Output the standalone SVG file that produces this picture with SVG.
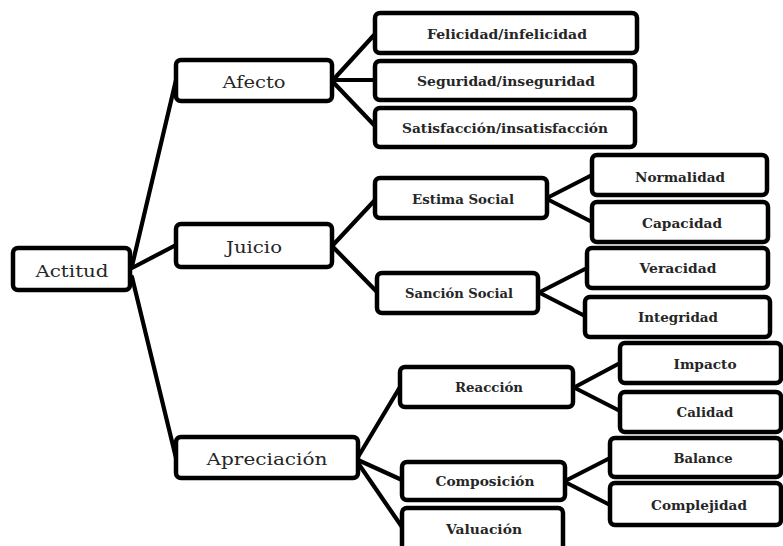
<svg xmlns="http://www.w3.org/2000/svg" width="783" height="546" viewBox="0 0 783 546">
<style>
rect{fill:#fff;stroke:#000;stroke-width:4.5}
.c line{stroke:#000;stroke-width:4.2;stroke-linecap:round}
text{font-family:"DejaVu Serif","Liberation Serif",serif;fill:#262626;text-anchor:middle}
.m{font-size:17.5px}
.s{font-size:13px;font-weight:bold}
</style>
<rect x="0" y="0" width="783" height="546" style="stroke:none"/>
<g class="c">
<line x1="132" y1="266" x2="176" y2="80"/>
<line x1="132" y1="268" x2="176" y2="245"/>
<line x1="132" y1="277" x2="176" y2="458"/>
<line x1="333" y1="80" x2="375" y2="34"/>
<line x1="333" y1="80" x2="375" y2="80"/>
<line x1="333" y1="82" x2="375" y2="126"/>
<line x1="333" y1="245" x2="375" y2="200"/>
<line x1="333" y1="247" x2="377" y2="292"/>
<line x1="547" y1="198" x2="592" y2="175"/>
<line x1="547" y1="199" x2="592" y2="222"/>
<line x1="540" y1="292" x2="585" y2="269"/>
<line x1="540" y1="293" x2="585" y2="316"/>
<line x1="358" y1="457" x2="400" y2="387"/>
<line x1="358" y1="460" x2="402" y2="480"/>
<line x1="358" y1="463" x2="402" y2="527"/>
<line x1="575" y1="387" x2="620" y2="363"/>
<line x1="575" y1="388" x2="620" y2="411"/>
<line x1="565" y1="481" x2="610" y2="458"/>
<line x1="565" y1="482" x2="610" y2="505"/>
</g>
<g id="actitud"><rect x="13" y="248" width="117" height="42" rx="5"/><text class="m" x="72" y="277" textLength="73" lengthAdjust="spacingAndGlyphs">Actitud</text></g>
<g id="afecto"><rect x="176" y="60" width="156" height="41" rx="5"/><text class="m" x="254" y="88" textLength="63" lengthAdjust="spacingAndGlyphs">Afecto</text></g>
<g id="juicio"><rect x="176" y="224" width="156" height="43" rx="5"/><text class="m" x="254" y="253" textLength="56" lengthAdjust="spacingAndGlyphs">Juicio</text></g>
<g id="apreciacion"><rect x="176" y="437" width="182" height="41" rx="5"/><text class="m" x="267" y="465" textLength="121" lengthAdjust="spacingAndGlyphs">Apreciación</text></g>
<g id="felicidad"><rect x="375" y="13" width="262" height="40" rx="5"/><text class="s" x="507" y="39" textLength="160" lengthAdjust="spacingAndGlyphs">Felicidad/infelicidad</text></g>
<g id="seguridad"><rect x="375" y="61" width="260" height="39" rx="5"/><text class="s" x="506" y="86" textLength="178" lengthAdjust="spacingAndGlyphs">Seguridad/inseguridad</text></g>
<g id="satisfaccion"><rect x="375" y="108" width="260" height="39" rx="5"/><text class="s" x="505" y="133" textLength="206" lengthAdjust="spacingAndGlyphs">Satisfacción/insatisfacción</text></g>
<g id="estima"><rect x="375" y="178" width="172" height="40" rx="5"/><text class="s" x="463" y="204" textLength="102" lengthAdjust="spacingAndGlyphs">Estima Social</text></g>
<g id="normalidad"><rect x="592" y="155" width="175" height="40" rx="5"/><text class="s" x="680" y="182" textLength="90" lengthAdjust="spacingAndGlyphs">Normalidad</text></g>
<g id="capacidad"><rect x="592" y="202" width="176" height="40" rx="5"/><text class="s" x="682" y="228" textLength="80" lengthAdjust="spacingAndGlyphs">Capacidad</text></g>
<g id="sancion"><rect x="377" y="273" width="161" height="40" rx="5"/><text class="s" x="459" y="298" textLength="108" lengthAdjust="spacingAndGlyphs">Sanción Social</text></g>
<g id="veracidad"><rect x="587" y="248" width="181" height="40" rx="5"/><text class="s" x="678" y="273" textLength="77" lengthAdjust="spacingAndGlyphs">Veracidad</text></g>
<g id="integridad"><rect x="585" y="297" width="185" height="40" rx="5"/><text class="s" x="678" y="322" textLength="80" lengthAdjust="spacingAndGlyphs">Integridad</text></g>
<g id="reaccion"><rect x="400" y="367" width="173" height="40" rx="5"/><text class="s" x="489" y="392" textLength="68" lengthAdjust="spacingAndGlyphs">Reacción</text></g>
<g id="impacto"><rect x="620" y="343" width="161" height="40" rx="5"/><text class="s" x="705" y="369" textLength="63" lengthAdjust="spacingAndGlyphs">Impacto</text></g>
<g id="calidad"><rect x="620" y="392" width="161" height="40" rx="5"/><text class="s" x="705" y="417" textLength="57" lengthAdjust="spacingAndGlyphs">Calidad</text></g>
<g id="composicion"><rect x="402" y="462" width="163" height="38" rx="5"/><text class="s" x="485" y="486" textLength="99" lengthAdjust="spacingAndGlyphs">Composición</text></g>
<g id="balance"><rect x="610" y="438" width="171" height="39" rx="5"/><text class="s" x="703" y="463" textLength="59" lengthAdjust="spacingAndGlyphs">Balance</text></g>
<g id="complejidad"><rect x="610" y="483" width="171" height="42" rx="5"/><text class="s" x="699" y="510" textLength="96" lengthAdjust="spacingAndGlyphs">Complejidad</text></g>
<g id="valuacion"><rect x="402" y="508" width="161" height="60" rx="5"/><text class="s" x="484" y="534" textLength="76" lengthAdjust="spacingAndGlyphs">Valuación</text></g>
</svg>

## What you are asked to do
Restate the entire listing word for word, excluding pictures.

## Solution for this exercise
Output the standalone SVG file that produces this picture with SVG.
<svg xmlns="http://www.w3.org/2000/svg" width="783" height="546" viewBox="0 0 783 546">
<style>
rect{fill:#fff;stroke:#000;stroke-width:4.5}
.c line{stroke:#000;stroke-width:4.2;stroke-linecap:round}
text{font-family:"DejaVu Serif","Liberation Serif",serif;fill:#262626;text-anchor:middle}
.m{font-size:17.5px}
.s{font-size:13px;font-weight:bold}
</style>
<rect x="0" y="0" width="783" height="546" style="stroke:none"/>
<g class="c">
<line x1="132" y1="266" x2="176" y2="80"/>
<line x1="132" y1="268" x2="176" y2="245"/>
<line x1="132" y1="277" x2="176" y2="458"/>
<line x1="333" y1="80" x2="375" y2="34"/>
<line x1="333" y1="80" x2="375" y2="80"/>
<line x1="333" y1="82" x2="375" y2="126"/>
<line x1="333" y1="245" x2="375" y2="200"/>
<line x1="333" y1="247" x2="377" y2="292"/>
<line x1="547" y1="198" x2="592" y2="175"/>
<line x1="547" y1="199" x2="592" y2="222"/>
<line x1="540" y1="292" x2="585" y2="269"/>
<line x1="540" y1="293" x2="585" y2="316"/>
<line x1="358" y1="457" x2="400" y2="387"/>
<line x1="358" y1="460" x2="402" y2="480"/>
<line x1="358" y1="463" x2="402" y2="527"/>
<line x1="575" y1="387" x2="620" y2="363"/>
<line x1="575" y1="388" x2="620" y2="411"/>
<line x1="565" y1="481" x2="610" y2="458"/>
<line x1="565" y1="482" x2="610" y2="505"/>
</g>
<g id="actitud"><rect x="13" y="248" width="117" height="42" rx="5"/><text class="m" x="72" y="277" textLength="73" lengthAdjust="spacingAndGlyphs">Actitud</text></g>
<g id="afecto"><rect x="176" y="60" width="156" height="41" rx="5"/><text class="m" x="254" y="88" textLength="63" lengthAdjust="spacingAndGlyphs">Afecto</text></g>
<g id="juicio"><rect x="176" y="224" width="156" height="43" rx="5"/><text class="m" x="254" y="253" textLength="56" lengthAdjust="spacingAndGlyphs">Juicio</text></g>
<g id="apreciacion"><rect x="176" y="437" width="182" height="41" rx="5"/><text class="m" x="267" y="465" textLength="121" lengthAdjust="spacingAndGlyphs">Apreciación</text></g>
<g id="felicidad"><rect x="375" y="13" width="262" height="40" rx="5"/><text class="s" x="507" y="39" textLength="160" lengthAdjust="spacingAndGlyphs">Felicidad/infelicidad</text></g>
<g id="seguridad"><rect x="375" y="61" width="260" height="39" rx="5"/><text class="s" x="506" y="86" textLength="178" lengthAdjust="spacingAndGlyphs">Seguridad/inseguridad</text></g>
<g id="satisfaccion"><rect x="375" y="108" width="260" height="39" rx="5"/><text class="s" x="505" y="133" textLength="206" lengthAdjust="spacingAndGlyphs">Satisfacción/insatisfacción</text></g>
<g id="estima"><rect x="375" y="178" width="172" height="40" rx="5"/><text class="s" x="463" y="204" textLength="102" lengthAdjust="spacingAndGlyphs">Estima Social</text></g>
<g id="normalidad"><rect x="592" y="155" width="175" height="40" rx="5"/><text class="s" x="680" y="182" textLength="90" lengthAdjust="spacingAndGlyphs">Normalidad</text></g>
<g id="capacidad"><rect x="592" y="202" width="176" height="40" rx="5"/><text class="s" x="682" y="228" textLength="80" lengthAdjust="spacingAndGlyphs">Capacidad</text></g>
<g id="sancion"><rect x="377" y="273" width="161" height="40" rx="5"/><text class="s" x="459" y="298" textLength="108" lengthAdjust="spacingAndGlyphs">Sanción Social</text></g>
<g id="veracidad"><rect x="587" y="248" width="181" height="40" rx="5"/><text class="s" x="678" y="273" textLength="77" lengthAdjust="spacingAndGlyphs">Veracidad</text></g>
<g id="integridad"><rect x="585" y="297" width="185" height="40" rx="5"/><text class="s" x="678" y="322" textLength="80" lengthAdjust="spacingAndGlyphs">Integridad</text></g>
<g id="reaccion"><rect x="400" y="367" width="173" height="40" rx="5"/><text class="s" x="489" y="392" textLength="68" lengthAdjust="spacingAndGlyphs">Reacción</text></g>
<g id="impacto"><rect x="620" y="343" width="161" height="40" rx="5"/><text class="s" x="705" y="369" textLength="63" lengthAdjust="spacingAndGlyphs">Impacto</text></g>
<g id="calidad"><rect x="620" y="392" width="161" height="40" rx="5"/><text class="s" x="705" y="417" textLength="57" lengthAdjust="spacingAndGlyphs">Calidad</text></g>
<g id="composicion"><rect x="402" y="462" width="163" height="38" rx="5"/><text class="s" x="485" y="486" textLength="99" lengthAdjust="spacingAndGlyphs">Composición</text></g>
<g id="balance"><rect x="610" y="438" width="171" height="39" rx="5"/><text class="s" x="703" y="463" textLength="59" lengthAdjust="spacingAndGlyphs">Balance</text></g>
<g id="complejidad"><rect x="610" y="483" width="171" height="42" rx="5"/><text class="s" x="699" y="510" textLength="96" lengthAdjust="spacingAndGlyphs">Complejidad</text></g>
<g id="valuacion"><rect x="402" y="508" width="161" height="60" rx="5"/><text class="s" x="484" y="534" textLength="76" lengthAdjust="spacingAndGlyphs">Valuación</text></g>
</svg>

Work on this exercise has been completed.